Just over two weeks ago, Réiltín called to give me some much appreciated historical background information. It was not her first time to do so, as Réiltín shared with me an interest in the history of the locality and was always willing to share her knowledge in that regard.

I was in Dublin on Thursday morning when I got word of the death of Josh Hendy whose funeral to Ballintubbert took place that same morning. Josh, like Réiltín, had a great interest in the people and places of South Kildare and indeed Josh featured in a previous Eye on the Past (Eye no 706). He was a wonderfully friendly man who throughout his life participated fully in the sporting and social affairs of his locality. He played Gaelic football with Castlemitchell in his younger days and in later years assisted in the development of the Castlemitchell Hall. Josh was a great friend of Eye on Athy and I was indebted to him for the many occasions on which he shared his knowledge and reminiscences of times past in Athy and Castlemitchell.
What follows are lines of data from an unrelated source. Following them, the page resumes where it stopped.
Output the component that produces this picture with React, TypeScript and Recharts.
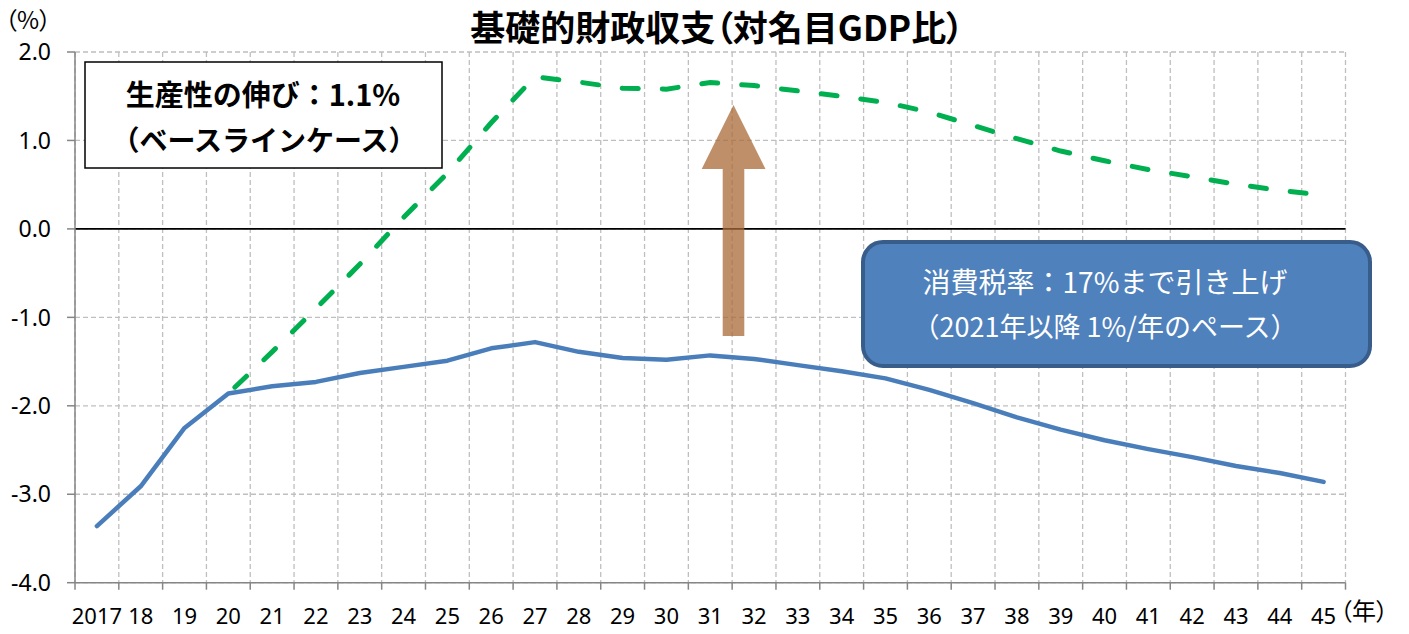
import { CartesianGrid, Line, LineChart, ReferenceLine, XAxis, YAxis } from "recharts";

const YEARS = [
  2017, 2018, 2019, 2020, 2021, 2022, 2023, 2024, 2025, 2026, 2027, 2028, 2029, 2030, 2031,
  2032, 2033, 2034, 2035, 2036, 2037, 2038, 2039, 2040, 2041, 2042, 2043, 2044, 2045,
];

// ベースライン（青）
const BASELINE = [
  -3.36, -2.91, -2.25, -1.86, -1.78, -1.73, -1.63, -1.56, -1.49, -1.35, -1.28, -1.39, -1.46,
  -1.48, -1.43, -1.47, -1.54, -1.61, -1.69, -1.82, -1.97, -2.13, -2.27, -2.39, -2.49, -2.58,
  -2.68, -2.76, -2.86,
];

// 消費税率17%まで引き上げ（緑・破線）
const TAX_HIKE: (number | null)[] = [
  null, null, null, -1.86, -1.39, -0.9, -0.4, 0.13, 0.63, 1.2, 1.72, 1.66, 1.59, 1.58, 1.655,
  1.62, 1.56, 1.5, 1.43, 1.32, 1.17, 1.02, 0.88, 0.77, 0.67, 0.59, 0.505, 0.435, 0.38,
];

const Y_TICKS = [-4, -3, -2, -1, 0, 1, 2];

// 目盛線は年の境目
const BOUNDS = [...YEARS.map((y) => y - 0.5), YEARS[YEARS.length - 1] + 0.5];

const data = YEARS.map((year, i) => ({
  year,
  baseline: BASELINE[i],
  taxHike: TAX_HIKE[i],
}));

const W = 1409;
const H = 634;
const PLOT_LEFT = 75;
const PLOT_RIGHT = 1345.5;
const HALF_BAND = (PLOT_RIGHT - PLOT_LEFT) / YEARS.length / 2;

const NUM_FONT = "'Noto Sans', sans-serif";
const JP_FONT = "'Noto Sans CJK JP', sans-serif";

function YearTick(props: any) {
  const { x, y, payload } = props;
  const year = payload.value + 0.5;
  if (year > YEARS[YEARS.length - 1]) return <g />;
  const label = year === YEARS[0] ? String(year) : String(year).slice(2);
  return (
    <text
      x={x + HALF_BAND}
      y={y}
      dy="0.71em"
      textAnchor="middle"
      fill="#000"
      fontSize={22}
      fontFamily={NUM_FONT}
    >
      {label}
    </text>
  );
}

function Annotations() {
  return (
    <svg
      width={W}
      height={H}
      style={{ position: "absolute", left: 0, top: 0, pointerEvents: "none" }}
    >
      <text
        x={717}
        y={41}
        textAnchor="middle"
        fontFamily={JP_FONT}
        fontWeight={700}
        fontSize={35}
        fill="#000"
        style={{ fontFeatureSettings: '"palt"' }}
      >
        基礎的財政収支（対名目GDP比）
      </text>
      <text
        x={5}
        y={29}
        fontFamily={JP_FONT}
        fontSize={24}
        fill="#000"
        style={{ fontFeatureSettings: '"palt"' }}
      >
        （%）
      </text>
      <text
        x={1340}
        y={620}
        fontFamily={JP_FONT}
        fontSize={24}
        fill="#000"
        style={{ fontFeatureSettings: '"palt"' }}
      >
        （年）
      </text>

      <rect x={85} y={62} width={357} height={106} fill="#fff" stroke="#000" strokeWidth={1.5} />
      <text x={263} y={106} textAnchor="middle" fontFamily={JP_FONT} fontWeight={700} fontSize={29}>
        生産性の伸び：1.1%
      </text>
      <text x={264} y={151} textAnchor="middle" fontFamily={JP_FONT} fontWeight={700} fontSize={28}>
        （ベースラインケース）
      </text>

      <polygon
        points="733.5,105 765.5,169 744.3,169 744.3,336 722.7,336 722.7,169 701.7,169"
        fill="#a86a36"
        fillOpacity={0.75}
      />

      <rect
        x={863}
        y={242}
        width={507}
        height={124}
        rx={20}
        fill="#4f81bd"
        stroke="#385d8a"
        strokeWidth={4}
      />
      <text x={1105} y={293} textAnchor="middle" fontFamily={JP_FONT} fontSize={28} fill="#fff">
        消費税率：17%まで引き上げ
      </text>
      <text x={1105} y={337} textAnchor="middle" fontFamily={JP_FONT} fontSize={27} fill="#fff">
        （2021年以降 1%/年のペース）
      </text>
    </svg>
  );
}

export default function App() {
  return (
    <div style={{ position: "absolute", left: 0, top: 0, width: W, height: H, background: "#fff" }}>
      <LineChart
        width={W}
        height={H}
        data={data}
        margin={{ top: 52, right: W - PLOT_RIGHT, bottom: 0, left: 0 }}
      >
        <CartesianGrid stroke="#bfbfbf" strokeDasharray="5 3" strokeWidth={1.3} />
        <XAxis
          dataKey="year"
          type="number"
          domain={[BOUNDS[0], BOUNDS[BOUNDS.length - 1]]}
          ticks={BOUNDS}
          interval={0}
          height={51.3}
          tickSize={7}
          tickMargin={19}
          tick={<YearTick />}
          stroke="#868686"
          strokeWidth={1.5}
        />
        <YAxis
          type="number"
          domain={[-4, 2]}
          ticks={Y_TICKS}
          interval={0}
          width={PLOT_LEFT}
          tickSize={8}
          tickMargin={16}
          tickFormatter={(v: number) => v.toFixed(1)}
          tick={{ fill: "#000", fontSize: 23, fontFamily: NUM_FONT }}
          stroke="#868686"
          strokeWidth={1.5}
        />
        <ReferenceLine y={0} stroke="#000" strokeWidth={1.6} />
        <Line
          dataKey="baseline"
          stroke="#4a7ebb"
          strokeWidth={4.5}
          strokeLinecap="round"
          strokeLinejoin="round"
          dot={false}
          activeDot={false}
          isAnimationActive={false}
        />
        <Line
          dataKey="taxHike"
          stroke="#00b050"
          strokeWidth={5}
          strokeDasharray="16 24"
          strokeDashoffset={31}
          strokeLinecap="round"
          dot={false}
          activeDot={false}
          isAnimationActive={false}
        />
      </LineChart>
      <Annotations />
    </div>
  );
}
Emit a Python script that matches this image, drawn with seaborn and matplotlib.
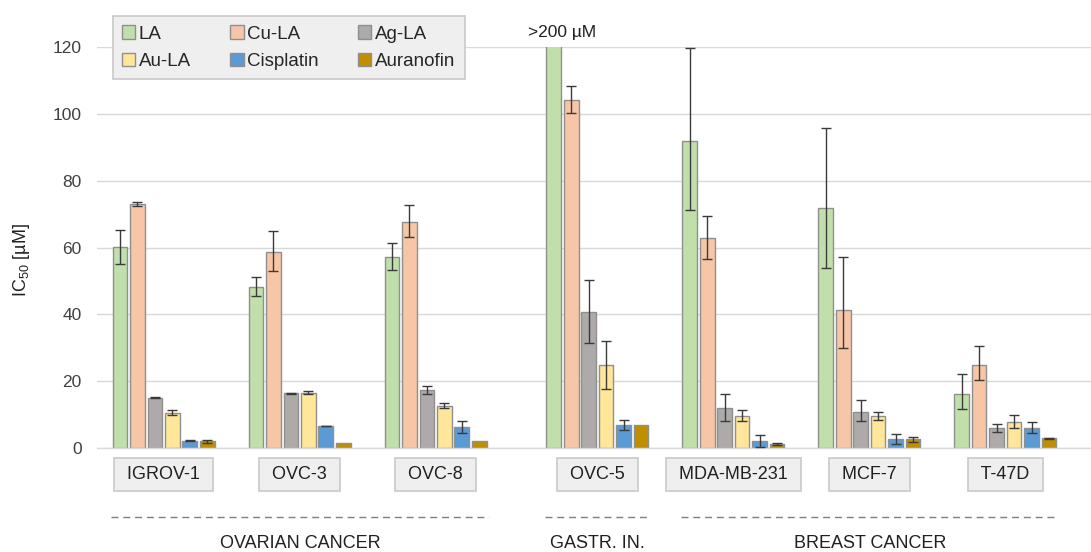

I extend my sympathies to the families of all the above deceased members of our community.

The passing of so many with names familiar to the older generation at a time when the town’s population is increasing at a rate never before witnessed is a sober reminder to us of the everchanging face of our town. Athy will witness even greater physical changes over the next few years with the construction of an outer relief road and the building of town centre shopping malls. The 800-year-old town, which developed around the second-century river crossing, will be hugely reshaped and changed by these new developments. It is hoped that the community spirit which was always a feature of life in the smaller compact town of Athy of yesteryear will continue to be a noticeable part of provincial life in the expanded and still expanding town of the future.